True, the EU could refuse to agree a favourable FTA and wider arrangements to manage the border with the UK at year end. But the EU would then need to ignore the north-south border; or to adopt unilateral arrangements for an invisible border; or erect border posts.

Ignoring the border would likely lead to other Member States having to introduce checks for Irish goods going to and from the rest of the EU - effectively taking Ireland out of the Single Market. And, either ignoring the border or adopting unilateral arrangements would cause problems for the EU on its other 44 borders, since those countries would rightly ask for the same.

WTO non-discrimination rules require the EU to apply equal treatment to those borders absent a very good reason. Although the EU could cite security reasons for denying this to them, doing so would involve difficult discussions that it hitherto has managed to avoid. Finally, erecting border posts on the island of Ireland is something the EU and Ireland have repeatedly ruled out.

The second turn of the key justifies the imposition of WTO anti-dumping tariffs and countervailing duties on incoming EU goods. This would bolster the UK’s negotiating leverage. In negotiating an FTA, the UK would not give up those protections but could agree arrangements for enhanced transparency, notification and regular consultations prior to determining tariffs and duties - a considerable benefit to the EU.

The magic key should be turned a third time to ensure any FTA addresses services properly. The Eurozone is not just dumping products on the UK’s valuable markets; it is dumping financial risk on the UK and the rest of the world. At present, the UK mitigates that risk for itself and the world by ensuring that UK-based global financial institutions offering services across the EU do so under the UK’s regulatory regime, which imposes top-up requirements to mitigate Eurozone risk.
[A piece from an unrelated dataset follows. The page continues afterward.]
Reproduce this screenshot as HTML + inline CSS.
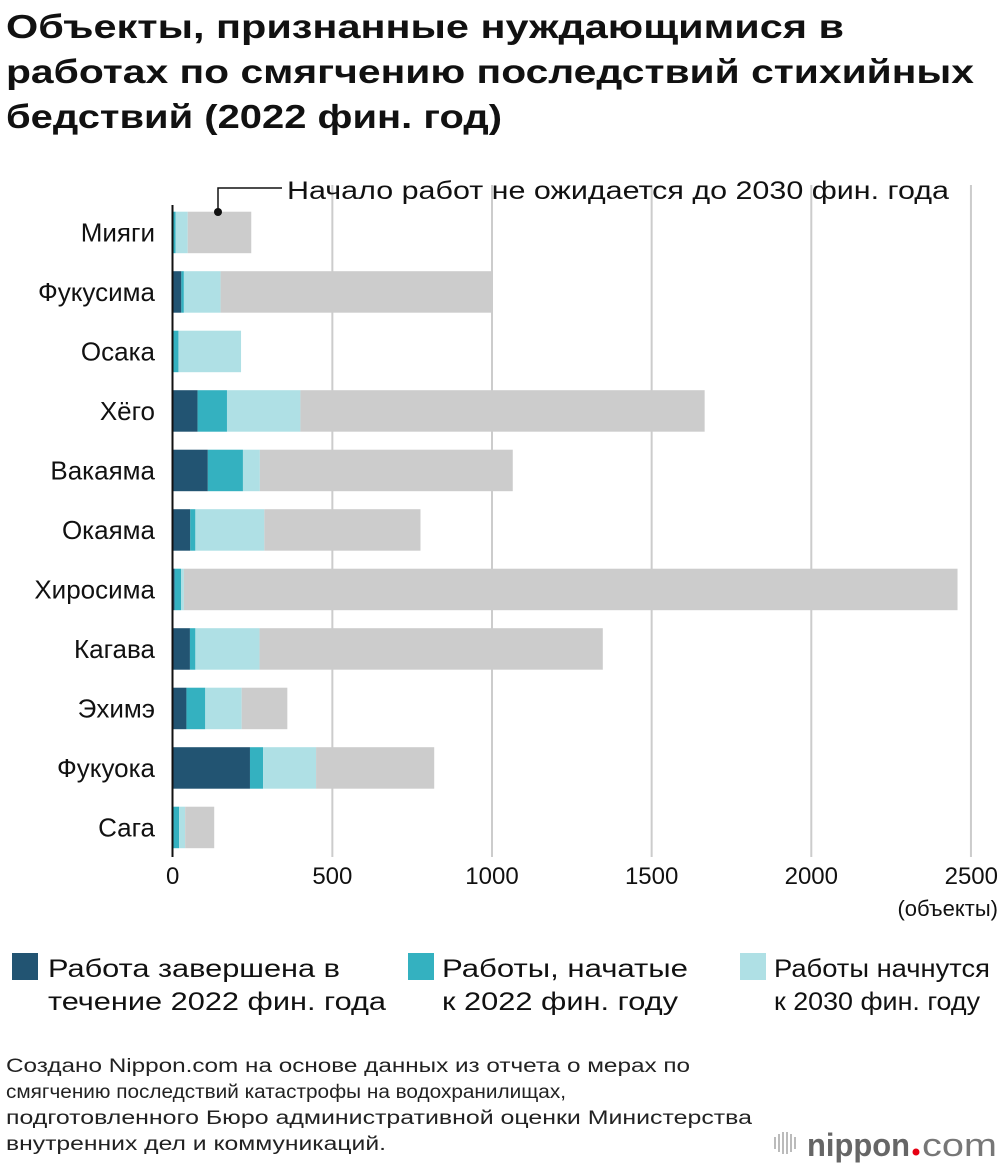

If the EU were to agree to an Enhanced Equivalence chapter in the FTA that recognises UK financial regulation, UK-based firms could carry on servicing EU customers from the UK cross-border and the UK could carry on performing its mitigating role. Other matters, such as the provision of data on Eurozone exposures and the recognition of legal services and of data protection standards, would need to be included to make this work.

If the EU were to refuse, the UK and the US (as the other host of global financial markets) would be obliged to impose punitive capital, collateral and liquidity requirements on all global exposures to EU financial institutions on worst-case assumptions as to Eurozone risk. This would include intra-group exposures to Eurozone-based subsidiaries of UK/US-headquartered institutions. It is demonstrable that EU law and supervision fails to address such risks.

These requirements would leave EU corporate and government customers with two options. Either reach out from under the blanket of EU law and purchase their financial services directly from London, as now (which is something they are entitled to do but which the EU is currently discouraging). Or face being significantly constrained in their access to the world’s capital markets.

Being subjected to international regulatory standards in this way would be very damaging to the Eurozone financial system and make it a pariah for not only failing to apply those standards to itself but also failing to cooperate with the UK in continuing to mitigate the risk for the world’s investors and savers.

Every indication is that the EU is keen to have a deal. They would prefer one that damages the UK (were the UK to agree to that), but when it becomes clear this option is not available, discussions will normalise rapidly. The only remaining point is to ensure clever transactional negotiation and sophisticated drafting of legal text, but that is for the finishing touches, once the magic key has been fully turned.